Over at the FT is a magnificent article by Samuel Brittan that with unerring precision demolishes certain arguments often put forward for why the European Union ‘must’ be supported.
I subscribe to the FT online edition so it may be paywalled and unable to be seen by some readers. If so, cough up for an online subscription if only to read it.
It’s probably one of the best pieces I have ever read. Not so much because it is dense and clever or even I agree with the arguments he advances, but because of the light, subtle, measured way he presents the case on a different plane of analysis.
A couple of examples:
What I am saying is that the EU no longer deserves the devotion of practical idealists. When voices in Paris or Berlin say the answer to any problem is “more Europe”, by which they mean more centralised power to EU institutions, we should turn a deaf ear. And when some leaders say that “without the euro there is no Europe” we should shrug our shoulders and look at an atlas to reassure ourselves.

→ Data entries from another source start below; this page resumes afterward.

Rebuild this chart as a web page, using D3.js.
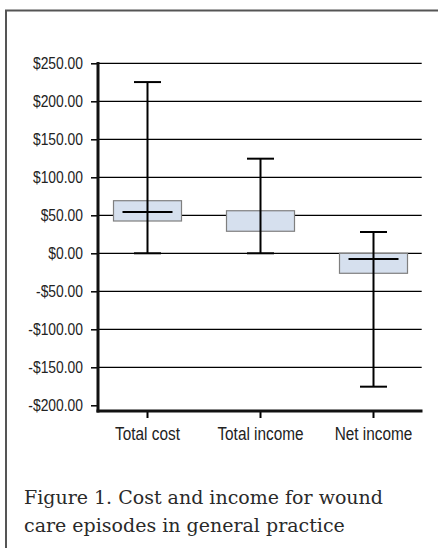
<!DOCTYPE html>
<html><head><meta charset="utf-8">
<script src="https://cdn.jsdelivr.net/npm/d3@7"></script>
<style>html,body{margin:0;padding:0;background:#fff;overflow:hidden}</style>
</head><body>
<svg id="c" width="438" height="548"></svg>
<script>
const categories = ["Total cost", "Total income", "Net income"];
const minVals = [0, 0, -175.5];
const q1Vals = [42.5, 29, -26.3];
const medianVals = [54.3, null, -7.5];
const q3Vals = [69.2, 56, 0];
const maxVals = [225.3, 124.5, 28];
const yTicks = [-200, -150, -100, -50, 0, 50, 100, 150, 200, 250];
const caption = ["Figure 1. Cost and income for wound", "care episodes in general practice"];

const svg = d3.select("#c");
const sans = "'Liberation Sans',Arial,sans-serif";

// frame
svg.append("rect").attr("x", 6).attr("y", 10.5).attr("width", 500).attr("height", 600)
  .attr("fill", "none").attr("stroke", "#555").attr("stroke-width", 2);

const y = d3.scaleLinear().domain([-207.5, 250]).range([411, 63.3]);
const x = d3.scaleBand().domain(categories).range([91, 430]);
const axX = 98, plotRight = 421.7;

// gridlines
svg.append("g").selectAll("line").data(yTicks.filter(t => t > -200)).join("line")
  .attr("x1", axX).attr("x2", plotRight)
  .attr("y1", d => y(d)).attr("y2", d => y(d))
  .attr("stroke", "#000").attr("stroke-width", 1.3);

// y axis
const ySx = 0.85;
const yAxis = d3.axisLeft(y).tickValues(yTicks).tickSize(7)
  .tickFormat(d => (d < 0 ? "-" : "") + "$" + Math.abs(d).toFixed(2));
const gy = svg.append("g").attr("transform", `translate(${axX},0)`).call(yAxis);
gy.select(".domain").remove();
gy.selectAll(".tick line").attr("stroke", "#000").attr("stroke-width", 1.5);
gy.selectAll(".tick text").attr("font-family", sans).attr("font-size", 16.3).attr("fill", "#222")
  .attr("x", -15 / ySx).attr("transform", `scale(${ySx},1)`);

const data = categories.map((c, i) => ({c, min: minVals[i], q1: q1Vals[i], med: medianVals[i], q3: q3Vals[i], max: maxVals[i]}));
const cx = d => x(d.c) + x.bandwidth() / 2;

// boxes
svg.append("g").selectAll("rect").data(data).join("rect")
  .attr("x", d => cx(d) - 34).attr("width", 68)
  .attr("y", d => y(d.q3)).attr("height", d => y(d.q1) - y(d.q3))
  .attr("fill", "#d6e0ee").attr("stroke", "#7f7f7f").attr("stroke-width", 1.2);

// whiskers
const w = svg.append("g").attr("stroke", "#000").attr("stroke-width", 2);
w.selectAll(".v").data(data).join("line")
  .attr("x1", cx).attr("x2", cx).attr("y1", d => y(d.max)).attr("y2", d => y(d.min));
w.selectAll(".top").data(data).join("line")
  .attr("x1", d => cx(d) - 13.5).attr("x2", d => cx(d) + 13.5).attr("y1", d => y(d.max)).attr("y2", d => y(d.max));
w.selectAll(".bot").data(data).join("line")
  .attr("x1", d => cx(d) - 13.5).attr("x2", d => cx(d) + 13.5).attr("y1", d => y(d.min)).attr("y2", d => y(d.min));
w.selectAll(".med").data(data.filter(d => d.med !== null)).join("line")
  .attr("x1", d => cx(d) - 25).attr("x2", d => cx(d) + 25).attr("y1", d => y(d.med)).attr("y2", d => y(d.med));

// y axis line
svg.append("line").attr("x1", axX).attr("x2", axX).attr("y1", 62).attr("y2", 412.5)
  .attr("stroke", "#111").attr("stroke-width", 3);

// x axis
const xSx = 0.83;
const xAxis = d3.axisBottom(x).tickSize(7);
const gx = svg.append("g").attr("transform", `translate(0,${y(-207.5)})`).call(xAxis);
gx.select(".domain").remove();
gx.selectAll(".tick line").attr("stroke", "#000").attr("stroke-width", 2);
gx.selectAll(".tick text").attr("font-family", sans).attr("font-size", 18.5).attr("fill", "#222")
  .attr("y", 29).attr("dy", 0).attr("transform", `scale(${xSx},1)`);
svg.append("line").attr("x1", axX - 1.5).attr("x2", 422.5).attr("y1", 411).attr("y2", 411)
  .attr("stroke", "#111").attr("stroke-width", 3);

// caption
svg.append("g").selectAll("text").data(caption).join("text")
  .attr("x", 24).attr("y", (d, i) => 504 + i * 28)
  .attr("font-family", "'DejaVu Serif',serif").attr("font-size", 19).attr("fill", "#2a2a2a")
  .text(d => d);
</script>
</body></html>
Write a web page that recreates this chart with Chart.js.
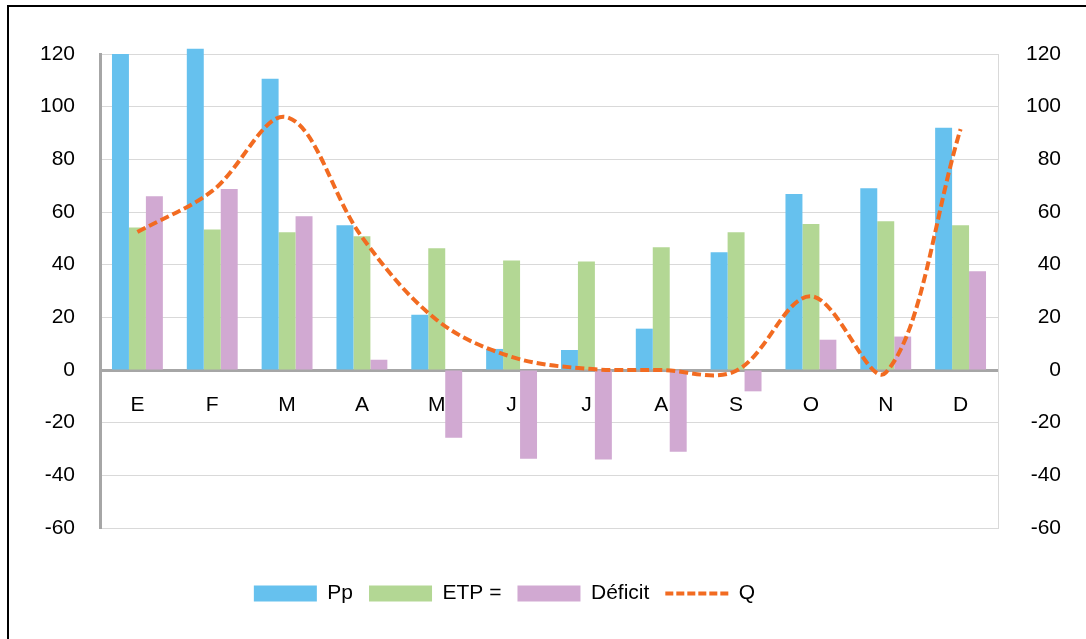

Although there was always a strong federalist element in the background, the post-1945 European movement began in earnest with the Schuman Plan, designed to integrate German and French coal and steel industries so that war between the two countries would be impossible. There followed the common market, designed to free up trade in western Europe; and I can remember urging Harold Macmillan, the British prime minister, to get on with his application to join.
But as time went on, the EU, as it became, acquired more and more ambitions and a whole cadre of eurocrats developed, concerned with increasing EU power and influence for its own sake. At this point they lost me…
… But of one thing I am sure. I know the language of intolerance and authoritarianism when I hear it. Words such as unthinkable, unmentionable and undiscussable are hurled at anyone who dares question EU orthodoxy, not only on the euro. Even if everything else in this article is wrong, EU intolerance of criticism is enough to turn me off the project.
This last point is why we need to worry.
There is too much talk of the unwavering ‘determination’ of Europe’s political leaders to ‘do what it takes’ to keep the Eurozone afloat. Indeed the blunt emphasis on this determination was the rhetorical highpoint of Radek Sikorski’s speech at Blenheim Palace laying into UK Eurosceptics:
You could, if only you wished, lead Europe’s defence policy. But if you refuse, please don’t expect us to help you wreck or paralyze the EU.
Do not underestimate our determination not to return to the politics of the 20 century. You were not occupied. Most of us on the continent were. We will do almost anything to prevent that from happening again…
Isn’t acceptance by our leaders that politicians are empowered to do only what is lawful (as opposed to ‘almost anything’) the bedrock of democracy?
As Samuel Brittan concludes, the very intensity of the language that leaps over such fundamental practical principles in favour of some sort of higher abstract normative – and imperative – standard for running Europe’s affairs really sounds ghastly to most informed British ears.